その国債すら、日銀ができるだけ買い占めてしまうのです。
これでいよいよ民間銀行側は、リスクを負ってでも他へ投資せざるをえない状況に陥りました。
Q. マイナス金利と国債との関係は?
上記のように、中央銀行が自国の国債を大量に購入するというのは異例中の異例です。
しかしそれがなくとも、マイナス金利政策は国債市場に影響を与えます。
民間銀行が次の安全資産である国債に投資しようとするのは明らかなため、投資家など市場関係者は「国債の需要が増すだろう」と予測します。
そのため、基本的にマイナス金利を導入すると、国債の金利は低下するのです。
日本ではすでに、一部の国債がマイナス金利となってしまっています。
これはすなわち、国債を買えば買うほど損をするということです。
Q. なんでマイナス金利の国債をあえて買うの?
その理由は単純、それほど投資家や民間銀行は運用先に困っているのです。
「多少損をしても、大損するよりはまし」というわけです。
昨今、好調な企業は自己資金が豊富で、かならずしも民間銀行などから融資をしてもらう必要性がありません。
ベンチャー企業ですらそうです。
となると必然、投資先はリスクが高めのところばかりになってしまうのですが、安全な運用を考えると無理ばかりではできません。
民間銀行などは、今は損をしてでも将来国債の利回り(金利)がよくなることを待っているとも考えられます。
また別の面では、金融商品としての国債の信頼性と、そしていざとなったらすぐに売って現金化することもできる換金性の高さを評価しているともいえます。
Q. マイナス金利政策の結果は?(弊害は?)
現状、主要国では日本とEU(ヨーロッパ連合)がすでに導入していますが、うまくいっているとは言いがたい状況です。
特に日本ではデータからも、肝心の民間銀行から市場への投資が思ったほど増えておらず、民間銀行側の経営難や日銀の過剰な国債保有=資産増など、弊害が顕著になってきました。
その結果、長期金利=「長期国債の利回り」が極端に低くなりすぎています。
特に民間銀行の経営は苦しく、大手行すらリストラを始めているくらいです。
2019年現在、個人の口座にも維持手数料をかけようなどという無茶苦茶な議論がされているほど、その弊害が顕著になってきました。
Q. 結局、国債ってなんなの?(まとめ)
国債とは本来、国が足らない資金を集めるために効率よく借金するためのシステムでしかありません。
しかし、世界各国で国債の発行が常態化し、さらには流通市場で大規模に取引されるようになったことで、非常に重要な金融商品のひとつとなりました。

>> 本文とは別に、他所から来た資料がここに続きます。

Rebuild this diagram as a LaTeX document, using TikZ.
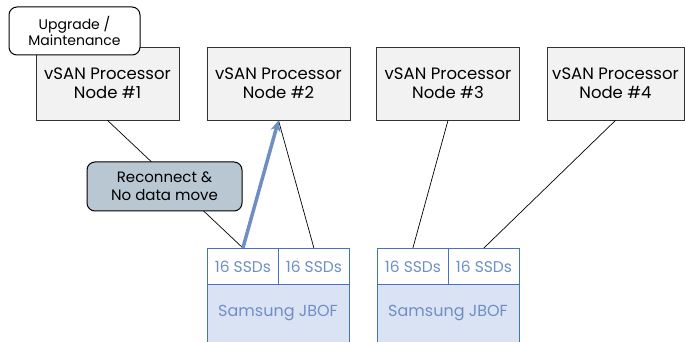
\documentclass[tikz,border=0pt]{standalone}
\usepackage{fontspec}
\setmainfont{Poppins}
\usetikzlibrary{arrows.meta}

\definecolor{procgray}{HTML}{F2F2F2}
\definecolor{jbofblue}{HTML}{4472C4}
\definecolor{jboffill}{HTML}{DAE3F3}
\definecolor{jboftext}{HTML}{6F8FC4}
\definecolor{movefill}{HTML}{B8C7D2}

\begin{document}
\begin{tikzpicture}[x=1pt, y=-1pt,
    proc/.style={draw=black!80, fill=procgray, line width=0.8pt,
      minimum width=143pt, minimum height=73pt, align=center,
      font=\fontsize{16.5}{18.5}\selectfont},
    note/.style={draw=black, line width=1pt, rounded corners=8pt,
      align=center},
    ssd/.style={draw=jbofblue, fill=white, line width=0.8pt,
      minimum width=71pt, minimum height=36pt, text=jboftext,
      font=\fontsize{15.5}{17}\selectfont},
    jbof/.style={draw=jbofblue, fill=jboffill, line width=0.8pt,
      minimum width=142pt, minimum height=70pt},
    link/.style={draw=black, line width=0.7pt}]
  \useasboundingbox (0,0) rectangle (686,342);
  \clip (0,0) rectangle (686,342);

  %% processor nodes
  \node [proc] (n1) at (107.5,83.5) {vSAN Processor\\Node \#1};
  \node [proc] (n2) at (278.5,83.5) {vSAN Processor\\Node \#2};
  \node [proc] (n3) at (448,83.5) {vSAN Processor\\Node \#3};
  \node [proc, minimum width=137pt] (n4) at (615.5,83.5) {vSAN Processor\\Node \#4};

  \node [note, fill=white, minimum width=131pt, minimum height=48pt,
    font=\fontsize{14}{16}\selectfont] (upg) at (74.5,31) {Upgrade /\\Maintenance};

  %% the two JBOFs, body runs off the bottom
  \node [jbof, anchor=north west] (j1) at (207,284) {};
  \node [ssd, anchor=north west] (s1a) at (207,248) {16 SSDs};
  \node [ssd, anchor=north west] (s1b) at (278,248) {16 SSDs};
  \node [text=jboftext, font=\fontsize{16}{18}\selectfont] (l1) at (278,313) {Samsung JBOF};

  \node [jbof, anchor=north west] (j2) at (377,284) {};
  \node [ssd, anchor=north west] (s2a) at (377,248) {16 SSDs};
  \node [ssd, anchor=north west] (s2b) at (448,248) {16 SSDs};
  \node [text=jboftext, font=\fontsize{16}{18}\selectfont] (l2) at (448,313) {Samsung JBOF};

  %% links
  \draw [link] (n1.south) -- (s1a.north);
  \draw [link] (n2.south) -- (s1b.north);
  \draw [link] (n3.south) -- (s2a.north);
  \draw [link] (n4.south) -- (s2b.north);
  \draw [draw=jboftext, line width=3.5pt, -{Stealth[length=11pt, width=10pt]}] (s1a.north) -- (n2.south);

  \node [note, fill=movefill, minimum width=155pt, minimum height=49pt,
    font=\fontsize{15}{18}\selectfont] (move) at (164.5,186.5) {Reconnect \&\\No data move};
\end{tikzpicture}
\end{document}
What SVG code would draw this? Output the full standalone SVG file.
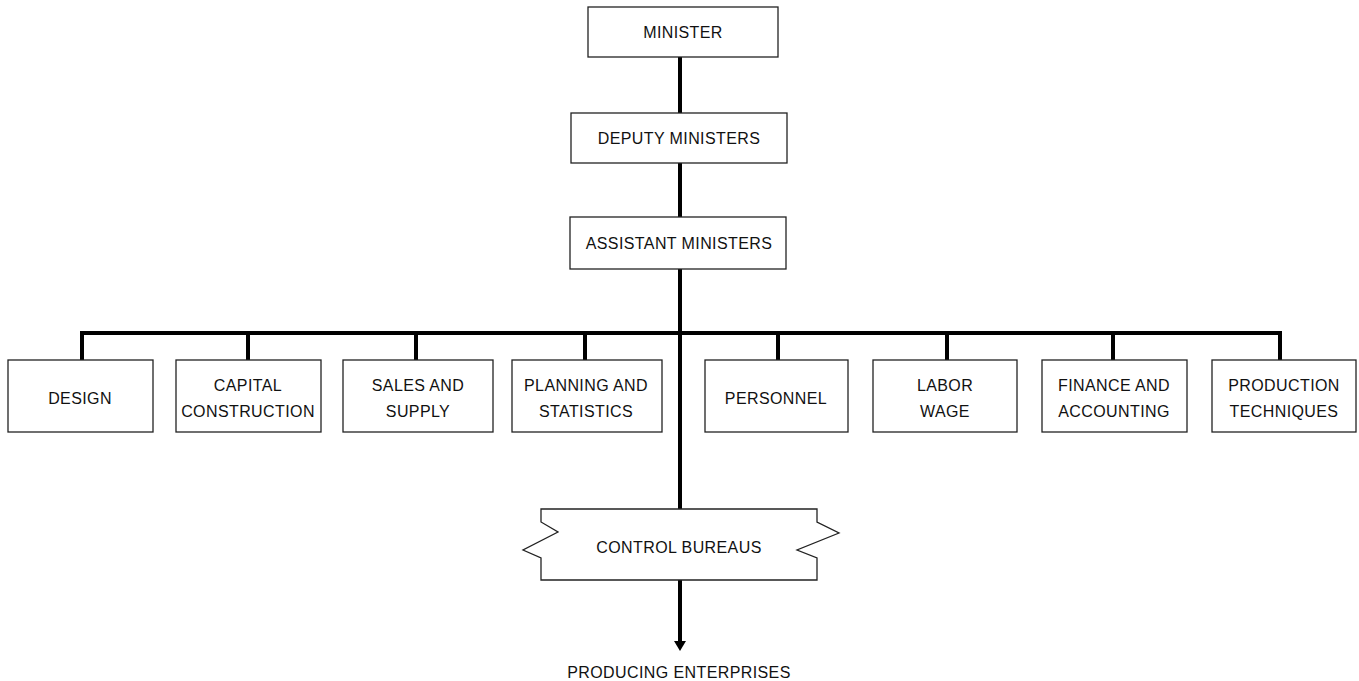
<svg xmlns="http://www.w3.org/2000/svg" width="1359" height="681" viewBox="0 0 1359 681">
<defs>
<style>
.box{fill:#fff;stroke:#222;stroke-width:1.3}
.t{font-family:"Liberation Sans",Arial,sans-serif;font-size:16px;letter-spacing:0.4px;fill:#111;text-anchor:middle}
.c{stroke:#000;stroke-width:4;fill:none}
</style>
</defs>
<rect width="1359" height="681" fill="#fff"/>
<g id="connectors">
<line class="c" x1="680" y1="57" x2="680" y2="113"/>
<line class="c" x1="680" y1="163" x2="680" y2="217"/>
<line class="c" x1="680" y1="269" x2="680" y2="509"/>
<line class="c" x1="80" y1="333" x2="1282" y2="333"/>
<line class="c" x1="82" y1="333" x2="82" y2="360"/>
<line class="c" x1="248" y1="333" x2="248" y2="360"/>
<line class="c" x1="416" y1="333" x2="416" y2="360"/>
<line class="c" x1="585" y1="333" x2="585" y2="360"/>
<line class="c" x1="778" y1="333" x2="778" y2="360"/>
<line class="c" x1="947" y1="333" x2="947" y2="360"/>
<line class="c" x1="1113" y1="333" x2="1113" y2="360"/>
<line class="c" x1="1280" y1="331" x2="1280" y2="360"/>
<line class="c" x1="680" y1="580" x2="680" y2="642"/>
<path d="M674,641 L686,641 L680,651 z" fill="#000"/>
</g>
<g id="minister">
<rect class="box" x="588" y="7" width="190" height="50"/>
<text class="t" x="683" y="38">MINISTER</text>
</g>
<g id="deputy">
<rect class="box" x="571" y="113" width="216" height="50"/>
<text class="t" x="679" y="144">DEPUTY MINISTERS</text>
</g>
<g id="assistant">
<rect class="box" x="570" y="217" width="216" height="52"/>
<text class="t" x="679" y="249">ASSISTANT MINISTERS</text>
</g>
<g id="design">
<rect class="box" x="8" y="360" width="145" height="72"/>
<text class="t" x="80" y="404">DESIGN</text>
</g>
<g id="capital">
<rect class="box" x="176" y="360" width="145" height="72"/>
<text class="t" x="248" y="391">CAPITAL</text>
<text class="t" x="248" y="417">CONSTRUCTION</text>
</g>
<g id="sales">
<rect class="box" x="343" y="360" width="150" height="72"/>
<text class="t" x="418" y="391">SALES AND</text>
<text class="t" x="418" y="417">SUPPLY</text>
</g>
<g id="planning">
<rect class="box" x="512" y="360" width="150" height="72"/>
<text class="t" x="586" y="391">PLANNING AND</text>
<text class="t" x="586" y="417">STATISTICS</text>
</g>
<g id="personnel">
<rect class="box" x="705" y="360" width="143" height="72"/>
<text class="t" x="776" y="404">PERSONNEL</text>
</g>
<g id="labor">
<rect class="box" x="873" y="360" width="144" height="72"/>
<text class="t" x="945" y="391">LABOR</text>
<text class="t" x="945" y="417">WAGE</text>
</g>
<g id="finance">
<rect class="box" x="1042" y="360" width="145" height="72"/>
<text class="t" x="1114" y="391">FINANCE AND</text>
<text class="t" x="1114" y="417">ACCOUNTING</text>
</g>
<g id="production">
<rect class="box" x="1212" y="360" width="144" height="72"/>
<text class="t" x="1284" y="391">PRODUCTION</text>
<text class="t" x="1284" y="417">TECHNIQUES</text>
</g>
<g id="control">
<path class="box" d="M541,509 L817,509 L817,522 L839,533 L797,550 L817,558 L817,580 L541,580 L541,558 L523,550 L558,532 L541,522 Z"/>
<text class="t" x="679" y="553">CONTROL BUREAUS</text>
</g>
<g id="producing">
<text class="t" x="679" y="678">PRODUCING ENTERPRISES</text>
</g>
</svg>
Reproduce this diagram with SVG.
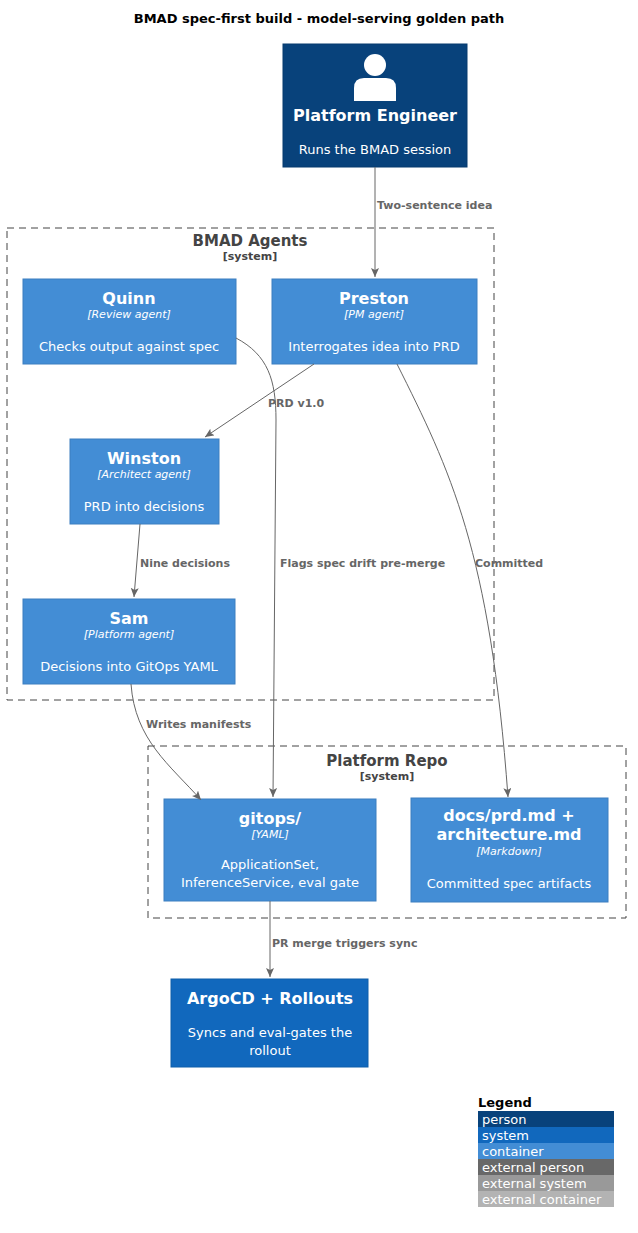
<svg xmlns="http://www.w3.org/2000/svg" width="638" height="1233" viewBox="0 0 638 1233">
<style>
text{font-family:"DejaVu Sans",sans-serif}
.t{font-weight:bold;font-size:16px;fill:#fff;text-anchor:middle}
.s{font-style:italic;font-size:11px;fill:#fff;text-anchor:middle}
.d{font-size:13px;fill:#fff;text-anchor:middle}
.l{font-weight:bold;font-size:11px;fill:#666}
.b{fill:none;stroke:#444;stroke-dasharray:7 5}
.bt{font-weight:bold;font-size:15px;fill:#444;text-anchor:middle}
.bs{font-weight:bold;font-size:11px;fill:#444;text-anchor:middle}
.c{fill:#438DD5;stroke:#3C7FC0}
.e{fill:none;stroke:#666;stroke-width:1;marker-end:url(#a)}
.lg{font-size:13px;fill:#fff}
</style>
<defs><marker id="a" markerWidth="10" markerHeight="10" refX="9" refY="4" orient="auto" markerUnits="userSpaceOnUse"><path d="M0,0 L9,4 L0,8 L2,4 z" fill="#666"/></marker></defs>
<rect width="638" height="1233" fill="#fff"/>
<text x="319" y="23" text-anchor="middle" font-weight="bold" font-size="13">BMAD spec-first build - model-serving golden path</text>
<rect class="b" x="7" y="228" width="487" height="472"/>
<text class="bt" x="250" y="246">BMAD Agents</text><text class="bs" x="250" y="260">[system]</text>
<rect class="b" x="148" y="746" width="478" height="172"/>
<text class="bt" x="387" y="766">Platform Repo</text><text class="bs" x="387" y="780">[system]</text>
<g id="engineer"><rect x="283" y="44" width="184" height="123" fill="#08427B" stroke="#073B6F"/>
<circle cx="375" cy="65" r="11" fill="#fff"/><path d="M354,101 L354,88 Q354,78 364,78 L386,78 Q396,78 396,88 L396,101 Z" fill="#fff"/>
<text class="t" x="375" y="121">Platform Engineer</text><text class="d" x="375" y="154">Runs the BMAD session</text></g>
<g id="quinn"><rect class="c" x="23" y="279" width="213" height="85"/><text class="t" x="129" y="304">Quinn</text><text class="s" x="129" y="318">[Review agent]</text><text class="d" x="129" y="351">Checks output against spec</text></g>
<g id="preston"><rect class="c" x="272" y="279" width="205" height="85"/><text class="t" x="374" y="304">Preston</text><text class="s" x="374" y="318">[PM agent]</text><text class="d" x="374" y="351">Interrogates idea into PRD</text></g>
<g id="winston"><rect class="c" x="70" y="439" width="149" height="85"/><text class="t" x="144" y="464">Winston</text><text class="s" x="144" y="478">[Architect agent]</text><text class="d" x="144" y="511">PRD into decisions</text></g>
<g id="sam"><rect class="c" x="23" y="599" width="212" height="85"/><text class="t" x="129" y="624">Sam</text><text class="s" x="129" y="638">[Platform agent]</text><text class="d" x="129" y="671">Decisions into GitOps YAML</text></g>
<g id="gitops"><rect class="c" x="164" y="799" width="212" height="102"/><text class="t" x="270" y="824">gitops/</text><text class="s" x="270" y="838">[YAML]</text><text class="d" x="270" y="869">ApplicationSet,</text><text class="d" x="270" y="887">InferenceService, eval gate</text></g>
<g id="docs"><rect class="c" x="411" y="798" width="197" height="104"/><text class="t" x="509" y="821">docs/prd.md +</text><text class="t" x="509" y="840">architecture.md</text><text class="s" x="509" y="855">[Markdown]</text><text class="d" x="509" y="888">Committed spec artifacts</text></g>
<g id="argocd"><rect x="171" y="979" width="197" height="88" fill="#1168BD" stroke="#0F5EAA"/><text class="t" x="270" y="1004">ArgoCD + Rollouts</text><text class="d" x="270" y="1037">Syncs and eval-gates the</text><text class="d" x="270" y="1055">rollout</text></g>
<g id="connectors">
<path class="e" d="M375,167 L375,277"/><text class="l" x="377" y="209">Two-sentence idea</text>
<path class="e" d="M314,364 L205,437"/><text class="l" x="268" y="407">PRD v1.0</text>
<path class="e" d="M140,524 L134,597"/><text class="l" x="140" y="567">Nine decisions</text>
<path class="e" d="M236,338 C268,355 276,380 276,420 L273,797"/><text class="l" x="280" y="567">Flags spec drift pre-merge</text>
<path class="e" d="M397,364 C450,470 490,550 508,797"/><text class="l" x="475" y="567">Committed</text>
<path class="e" d="M131,684 C135,740 170,765 201,800"/><text class="l" x="146" y="728">Writes manifests</text>
<path class="e" d="M270,901 L270,977"/><text class="l" x="272" y="947">PR merge triggers sync</text>
</g>
<g id="legend">
<text x="478" y="1107" font-weight="bold" font-size="13">Legend</text>
<rect x="478" y="1111" width="136" height="16" fill="#08427B"/><text class="lg" x="482" y="1124">person</text>
<rect x="478" y="1127" width="136" height="16" fill="#1168BD"/><text class="lg" x="482" y="1140">system</text>
<rect x="478" y="1143" width="136" height="16" fill="#438DD5"/><text class="lg" x="482" y="1156">container</text>
<rect x="478" y="1159" width="136" height="16" fill="#686868"/><text class="lg" x="482" y="1172">external person</text>
<rect x="478" y="1175" width="136" height="16" fill="#999999"/><text class="lg" x="482" y="1188">external system</text>
<rect x="478" y="1191" width="136" height="16" fill="#B3B3B3"/><text class="lg" x="482" y="1204">external container</text>
</g>
</svg>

通常の商品と決定的に異なるのは、国が後ろ盾になっていることです。
究極の安全資産とみなされるようになった国債は、やがてその国の経済の状況を示す一種のバロメーターともなりました。
その結果、国(政府)や中央銀行にとっても単なる「国の債権」ではなく、ときには重要な政策目標ともなるのです。
資本主義経済が大規模に、かつ深く世の中に普及したことで、国にとっても民間にとってもひとつの重要な基準となっているのです。
マイナス金利政策や中央銀行による国債の大量購入、はてはギリシアやアルゼンチンのデフォルトなど、今後、国債という存在、そしてそれにからむ周辺の事物がどのようになっていくか、まったく予断を許さない状況が続くでしょう。
われわれにとって最も大事なのは「油断しないこと」――なのかもしれません。